Thanks for sharing the info about the home you are restoring. That sounds like a great project. I have always wanted to restore a historic home, but I probably should finish the 70's vintage one I am doing now. The kitchens seem to be the hardest to restore given all the things we expect to have in a kitchen these days compared to the past.

Brad

Joe Calhoon
10-26-2011, 9:44 PM
Peter, the old windows and glass have a lot of charm, they should be preserved whenever possible. Insulated glass has been the downfall of good window design in historic buildings. My daughter lives in San Diego where they have a lot of 100 year old bungalows with nice divided lite windows. They rehab a lot of these and new windows always stick out like a sore thumb. At least to my eye.

I think insulated storm windows might be the best way to make a historic house energy efficient in the cold climates. Historic houses in Germany had a box type window with a hinged storm sash. Both swing in. They use the same type window for restoration work only with better gaskets and sometimes IGU on one of the sashes.

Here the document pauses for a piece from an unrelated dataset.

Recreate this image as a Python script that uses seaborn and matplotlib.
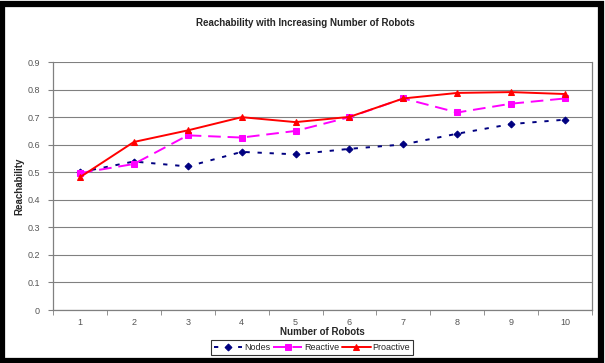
import matplotlib
matplotlib.use("Agg")
import matplotlib.pyplot as plt
import seaborn as sns
import pandas as pd
from matplotlib.patches import Rectangle

robots = [1, 2, 3, 4, 5, 6, 7, 8, 9, 10]
nodes = [0.500, 0.539, 0.521, 0.574, 0.565, 0.585, 0.601, 0.640, 0.675, 0.691]
reactive = [0.497, 0.530, 0.634, 0.626, 0.650, 0.700, 0.768, 0.717, 0.749, 0.768]
proactive = [0.482, 0.610, 0.652, 0.700, 0.682, 0.701, 0.768, 0.788, 0.791, 0.784]
y_ticks = [0, 0.1, 0.2, 0.3, 0.4, 0.5, 0.6, 0.7, 0.8, 0.9]

sns.set_style("white")
plt.rcParams["font.family"] = ["Liberation Sans", "DejaVu Sans"]

fig = plt.figure(figsize=(6.05, 3.63), dpi=100)
ax = fig.add_axes([0.0876, 0.146, 0.891, 0.683])

series = [
    ("Nodes", nodes, "#000080", "D", (2.2, 4.0), 3.5),
    ("Reactive", reactive, "#FF00FF", "s", (6.5, 3.5), 4.5),
    ("Proactive", proactive, "#FF0000", "^", None, 5),
]
for name, vals, color, marker, dash, ms in series:
    df = pd.DataFrame({"Number of Robots": robots, "Reachability": vals})
    line_kw = dict(color=color, marker=marker, markersize=ms, linewidth=1.4,
                   markeredgecolor=color, markerfacecolor=color, label=name)
    if dash is not None:
        line_kw["dashes"] = dash
    sns.lineplot(data=df, x="Number of Robots", y="Reachability", ax=ax, **line_kw)

ax.set_xlim(0.5, 10.5)
ax.set_ylim(0, 0.9)
ax.set_yticks(y_ticks)
ax.set_yticklabels([f"{t:g}" for t in y_ticks])
ax.set_xticks(robots)
ax.set_xticks([r + 0.5 for r in [0] + robots], minor=True)
ax.tick_params(axis="x", which="major", length=0, labelsize=6.5, labelcolor="#555555", pad=6)
ax.tick_params(axis="x", which="minor", length=3.5, direction="out", color="#808080", bottom=True)
ax.tick_params(axis="y", which="major", length=3.5, direction="out", color="#808080",
               labelsize=6.5, labelcolor="#555555", left=True, pad=6)

ax.grid(axis="y", color="#808080", linewidth=0.8)
ax.set_axisbelow(True)
for side in ["left", "bottom", "right"]:
    ax.spines[side].set_visible(True)
    ax.spines[side].set_color("#808080")
    ax.spines[side].set_linewidth(0.9)
ax.spines["top"].set_visible(False)

ax.set_xlabel("Number of Robots", fontsize=7, fontweight="bold", labelpad=-0.5)
ax.set_ylabel("Reachability", fontsize=7, fontweight="bold", labelpad=2)
fig.text(0.505, 0.937, "Reachability with Increasing Number of Robots",
         ha="center", va="center", fontsize=7, fontweight="bold")

leg = ax.legend(loc="center", bbox_to_anchor=(0.48, -0.152), ncol=3, fontsize=6.5,
                frameon=True, fancybox=False, edgecolor="black", handlelength=3.2,
                handletextpad=0.2, columnspacing=0.3, borderpad=0.3)
leg.get_frame().set_linewidth(0.8)

fig.patches.append(Rectangle((0.004, 0.006), 0.99, 0.982, transform=fig.transFigure,
                             fill=False, edgecolor="black", linewidth=4.5))

fig.savefig("out.png", dpi=100)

The blades I use on the shaper are all ATB. Not rakers but more of a combination blade. I never tried anything else. The raker type might be the way to go. I admit to being a tooling junkie also. It is a expensive habit.

Joe

Peter Quinn
10-27-2011, 8:48 PM
Thanks for the info Joe. I think I'm going to try a box joint set from Forrest. It gets me two 8" blades in an ATB-R format, 24 tooth I believe. Just over $100 plus bore charges seems reasonable for two Forrest blades. Plus I suppose I can bush these down to use on the TS if needed. As a set they make either 1/4" or 3/8" grooves, or they have a thin kerf version that makes 3/16" or 5/16" grooves. Seems like the shaper should be able to spin the full kerf version though? Guess I'll find out!